The online grocer announced total yearly sales up 25% to £427 million and earnings before interest, taxes, depreciation, and amortization of just £9 million.

With the flotation of the company widely regarded as a shambles Ocado shares fell to 146p, a sizeable discount on its 180p July flotation price, which had been slashed from a hoped for 200-275p range in order to get investors to sign up. Analysts remain divided over the merits of the loss-making business which picks customers' orders from a hi-tech warehouse in Hatfield.

As at March this year Ocado had not made a penny in pre-tax profit. Still, the company has got one million-plus customers, including at least half of all London home grocery shopping. Sceptics in the City doubt that Ocado can ever make money, given high delivery costs, and certainly not on orders of less than £100. Of all the companies represented in the shameful list of 35 Chairmen and CEO's this is the one we can shut down.

Tim SteinerTim Steiner is the Chief Executive Officer of Ocado, and a founding director.

Prior to Ocado, Tim spent eight years as a banker at Goldman Sachs. During his time there, he was based in London, Hong Kong and New York in the Fixed Income division. As CEO, Tim oversees all aspects of the business.

Tim Steiner, 39, went to Haberdashers' Aske School in Elstree before reading economics, finance and accountancy at Manchester University. He then worked in fixed income for Goldman Sachs for eight years, meeting Jason Gissing, who did a degree at Worcester College, Oxford, where he was famously in the same Bullingdon Club photograph as Chancellor George Osborne (below).

Jason Gissing of Ocado is shown as number 8, Osbourne is number 1.

On 18th October, Tim Steiner signed an open letter calling on the Chancellor, his business partner's old drinking buddy, to continue the coalition government's plans to reduce the public finance deficit in one term, plans which included swingeing cuts on the poorest members of society and which risk pushing this country into a double-dip recession, the likes of which has not been seen since the last time the tories took power and tanked the economy in the early 80's.

For this reason Tim is considered a fully signed up member of the Big Business Society and we urge people to boycott Ocado.

You can get everything you need from the Co-op and they don't charge for deliveries.


  1. I tried to cancel my monthly deliver charge that I'd signed up for but they refused citing t's & c's.

    The main cheer I get from your post is the fact I can use it once or twice a month for the minimum order which will add to their losses.

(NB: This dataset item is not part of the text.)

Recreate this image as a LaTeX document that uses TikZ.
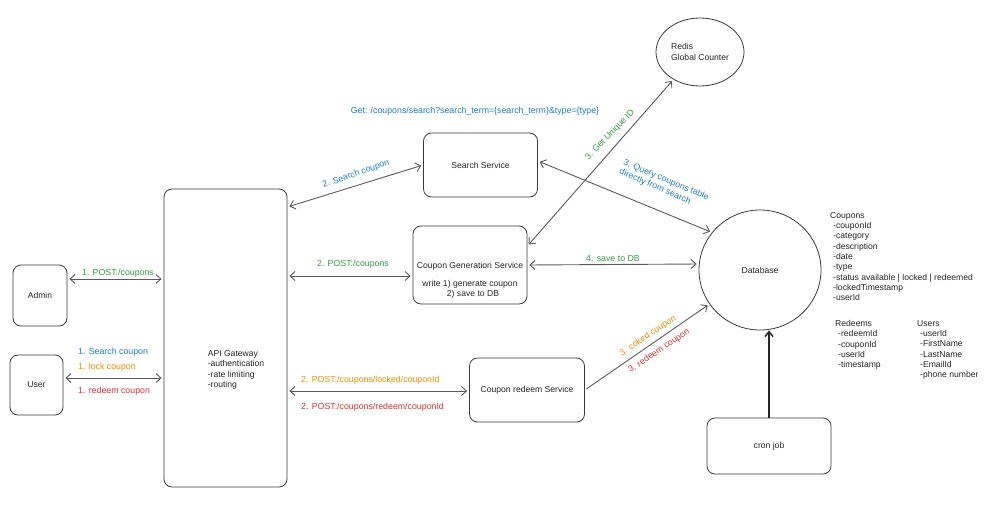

When the monthly deliver charge is up, Ocado will never darken my door again. Thank you for the Co-op shout sounds perfect.

  2. Bullingdon Club too? This is a very good example of the big business society partnership in action.

  3. I've always found Ocado's attempt to ride the eco bandwagon cynical and exploitative. Since I've never been a customer and decided a long time ago that I never would be, my boycott is particularly painless on this occasion. :)

  4. Yes, Anonymous. It's amazing what you find with abit of looking. All these people either know each other or move within similar circles. They are the ones appointing each other to each others' boards and quangos.

  5. This post was edited on 30/10/10 to add the photo. This was to show that the comment linking Ocado with The Bullingdon Club was accurate, as if it had been inaccurate it would have been a terrible slur.